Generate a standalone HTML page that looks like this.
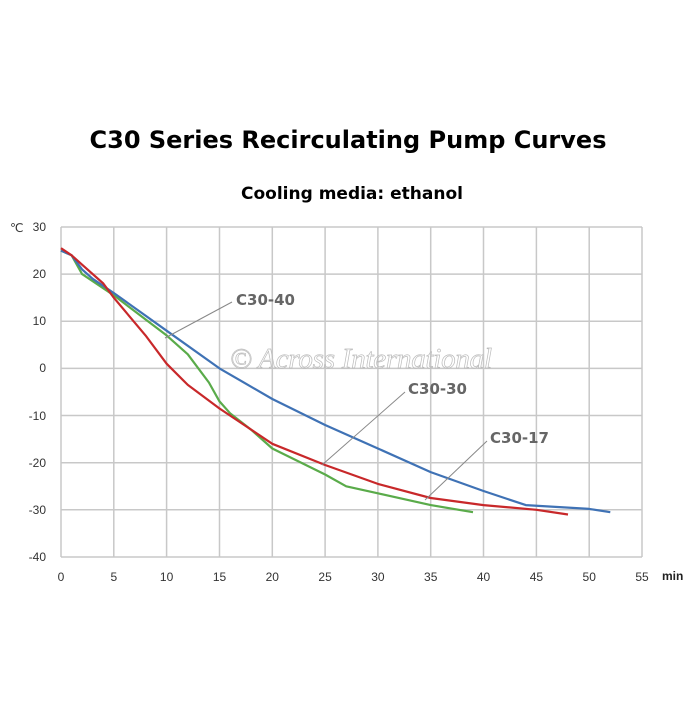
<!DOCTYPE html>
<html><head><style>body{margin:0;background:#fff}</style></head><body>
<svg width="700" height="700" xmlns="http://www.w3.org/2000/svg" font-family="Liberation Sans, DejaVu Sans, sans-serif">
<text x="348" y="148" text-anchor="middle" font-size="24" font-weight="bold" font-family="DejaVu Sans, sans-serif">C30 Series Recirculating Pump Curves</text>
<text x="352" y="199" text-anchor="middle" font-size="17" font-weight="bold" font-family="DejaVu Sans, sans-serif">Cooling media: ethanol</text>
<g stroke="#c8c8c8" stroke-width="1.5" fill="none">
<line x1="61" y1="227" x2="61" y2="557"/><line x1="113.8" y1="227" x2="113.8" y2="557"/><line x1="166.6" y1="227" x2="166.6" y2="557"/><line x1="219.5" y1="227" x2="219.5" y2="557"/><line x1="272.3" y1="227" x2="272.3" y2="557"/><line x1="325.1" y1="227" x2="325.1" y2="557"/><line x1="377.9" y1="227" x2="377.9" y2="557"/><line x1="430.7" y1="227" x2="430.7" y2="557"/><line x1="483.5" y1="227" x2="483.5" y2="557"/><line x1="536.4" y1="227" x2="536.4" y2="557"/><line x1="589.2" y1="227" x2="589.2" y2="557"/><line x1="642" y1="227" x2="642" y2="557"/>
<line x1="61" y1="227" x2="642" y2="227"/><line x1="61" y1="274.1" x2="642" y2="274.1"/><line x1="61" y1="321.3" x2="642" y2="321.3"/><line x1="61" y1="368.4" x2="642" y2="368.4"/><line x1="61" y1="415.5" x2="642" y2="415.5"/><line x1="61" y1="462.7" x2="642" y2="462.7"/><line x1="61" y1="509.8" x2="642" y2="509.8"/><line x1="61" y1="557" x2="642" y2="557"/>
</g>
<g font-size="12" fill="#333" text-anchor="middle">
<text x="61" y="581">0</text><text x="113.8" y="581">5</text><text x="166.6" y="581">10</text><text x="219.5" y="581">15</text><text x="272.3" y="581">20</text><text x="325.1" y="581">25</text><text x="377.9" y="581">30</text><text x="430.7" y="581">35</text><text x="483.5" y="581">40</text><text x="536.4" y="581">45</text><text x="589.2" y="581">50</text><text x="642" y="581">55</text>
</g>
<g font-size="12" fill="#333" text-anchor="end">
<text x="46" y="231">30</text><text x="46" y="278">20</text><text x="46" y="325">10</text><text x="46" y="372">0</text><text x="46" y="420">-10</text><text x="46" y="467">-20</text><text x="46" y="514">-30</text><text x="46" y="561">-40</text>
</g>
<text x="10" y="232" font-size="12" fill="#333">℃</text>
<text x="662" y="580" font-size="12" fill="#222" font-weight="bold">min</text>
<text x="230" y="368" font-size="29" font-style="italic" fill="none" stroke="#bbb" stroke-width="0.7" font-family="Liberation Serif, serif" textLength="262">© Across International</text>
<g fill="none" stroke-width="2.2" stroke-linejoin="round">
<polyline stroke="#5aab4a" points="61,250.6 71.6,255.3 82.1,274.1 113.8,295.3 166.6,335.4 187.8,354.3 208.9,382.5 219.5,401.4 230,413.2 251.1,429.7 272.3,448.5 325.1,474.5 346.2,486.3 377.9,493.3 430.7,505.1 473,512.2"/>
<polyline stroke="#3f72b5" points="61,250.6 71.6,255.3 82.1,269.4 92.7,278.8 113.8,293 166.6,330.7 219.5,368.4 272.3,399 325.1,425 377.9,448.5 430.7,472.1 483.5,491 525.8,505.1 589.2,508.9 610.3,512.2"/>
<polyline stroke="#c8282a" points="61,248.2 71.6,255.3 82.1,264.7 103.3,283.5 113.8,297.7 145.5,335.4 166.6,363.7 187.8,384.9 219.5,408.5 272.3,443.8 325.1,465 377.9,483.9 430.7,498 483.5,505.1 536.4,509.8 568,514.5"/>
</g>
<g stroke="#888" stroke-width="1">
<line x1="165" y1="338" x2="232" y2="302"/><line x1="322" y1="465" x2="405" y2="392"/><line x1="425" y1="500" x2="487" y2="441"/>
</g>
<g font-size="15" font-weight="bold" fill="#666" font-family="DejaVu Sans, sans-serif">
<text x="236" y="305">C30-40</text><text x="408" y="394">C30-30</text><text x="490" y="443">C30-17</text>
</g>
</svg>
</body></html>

Challenge: Repeat the material above verbatim. Leave the pictures behind.

Exercise solution:
Generate a standalone HTML page that looks like this.
<!DOCTYPE html>
<html><head><style>body{margin:0;background:#fff}</style></head><body>
<svg width="700" height="700" xmlns="http://www.w3.org/2000/svg" font-family="Liberation Sans, DejaVu Sans, sans-serif">
<text x="348" y="148" text-anchor="middle" font-size="24" font-weight="bold" font-family="DejaVu Sans, sans-serif">C30 Series Recirculating Pump Curves</text>
<text x="352" y="199" text-anchor="middle" font-size="17" font-weight="bold" font-family="DejaVu Sans, sans-serif">Cooling media: ethanol</text>
<g stroke="#c8c8c8" stroke-width="1.5" fill="none">
<line x1="61" y1="227" x2="61" y2="557"/><line x1="113.8" y1="227" x2="113.8" y2="557"/><line x1="166.6" y1="227" x2="166.6" y2="557"/><line x1="219.5" y1="227" x2="219.5" y2="557"/><line x1="272.3" y1="227" x2="272.3" y2="557"/><line x1="325.1" y1="227" x2="325.1" y2="557"/><line x1="377.9" y1="227" x2="377.9" y2="557"/><line x1="430.7" y1="227" x2="430.7" y2="557"/><line x1="483.5" y1="227" x2="483.5" y2="557"/><line x1="536.4" y1="227" x2="536.4" y2="557"/><line x1="589.2" y1="227" x2="589.2" y2="557"/><line x1="642" y1="227" x2="642" y2="557"/>
<line x1="61" y1="227" x2="642" y2="227"/><line x1="61" y1="274.1" x2="642" y2="274.1"/><line x1="61" y1="321.3" x2="642" y2="321.3"/><line x1="61" y1="368.4" x2="642" y2="368.4"/><line x1="61" y1="415.5" x2="642" y2="415.5"/><line x1="61" y1="462.7" x2="642" y2="462.7"/><line x1="61" y1="509.8" x2="642" y2="509.8"/><line x1="61" y1="557" x2="642" y2="557"/>
</g>
<g font-size="12" fill="#333" text-anchor="middle">
<text x="61" y="581">0</text><text x="113.8" y="581">5</text><text x="166.6" y="581">10</text><text x="219.5" y="581">15</text><text x="272.3" y="581">20</text><text x="325.1" y="581">25</text><text x="377.9" y="581">30</text><text x="430.7" y="581">35</text><text x="483.5" y="581">40</text><text x="536.4" y="581">45</text><text x="589.2" y="581">50</text><text x="642" y="581">55</text>
</g>
<g font-size="12" fill="#333" text-anchor="end">
<text x="46" y="231">30</text><text x="46" y="278">20</text><text x="46" y="325">10</text><text x="46" y="372">0</text><text x="46" y="420">-10</text><text x="46" y="467">-20</text><text x="46" y="514">-30</text><text x="46" y="561">-40</text>
</g>
<text x="10" y="232" font-size="12" fill="#333">℃</text>
<text x="662" y="580" font-size="12" fill="#222" font-weight="bold">min</text>
<text x="230" y="368" font-size="29" font-style="italic" fill="none" stroke="#bbb" stroke-width="0.7" font-family="Liberation Serif, serif" textLength="262">© Across International</text>
<g fill="none" stroke-width="2.2" stroke-linejoin="round">
<polyline stroke="#5aab4a" points="61,250.6 71.6,255.3 82.1,274.1 113.8,295.3 166.6,335.4 187.8,354.3 208.9,382.5 219.5,401.4 230,413.2 251.1,429.7 272.3,448.5 325.1,474.5 346.2,486.3 377.9,493.3 430.7,505.1 473,512.2"/>
<polyline stroke="#3f72b5" points="61,250.6 71.6,255.3 82.1,269.4 92.7,278.8 113.8,293 166.6,330.7 219.5,368.4 272.3,399 325.1,425 377.9,448.5 430.7,472.1 483.5,491 525.8,505.1 589.2,508.9 610.3,512.2"/>
<polyline stroke="#c8282a" points="61,248.2 71.6,255.3 82.1,264.7 103.3,283.5 113.8,297.7 145.5,335.4 166.6,363.7 187.8,384.9 219.5,408.5 272.3,443.8 325.1,465 377.9,483.9 430.7,498 483.5,505.1 536.4,509.8 568,514.5"/>
</g>
<g stroke="#888" stroke-width="1">
<line x1="165" y1="338" x2="232" y2="302"/><line x1="322" y1="465" x2="405" y2="392"/><line x1="425" y1="500" x2="487" y2="441"/>
</g>
<g font-size="15" font-weight="bold" fill="#666" font-family="DejaVu Sans, sans-serif">
<text x="236" y="305">C30-40</text><text x="408" y="394">C30-30</text><text x="490" y="443">C30-17</text>
</g>
</svg>
</body></html>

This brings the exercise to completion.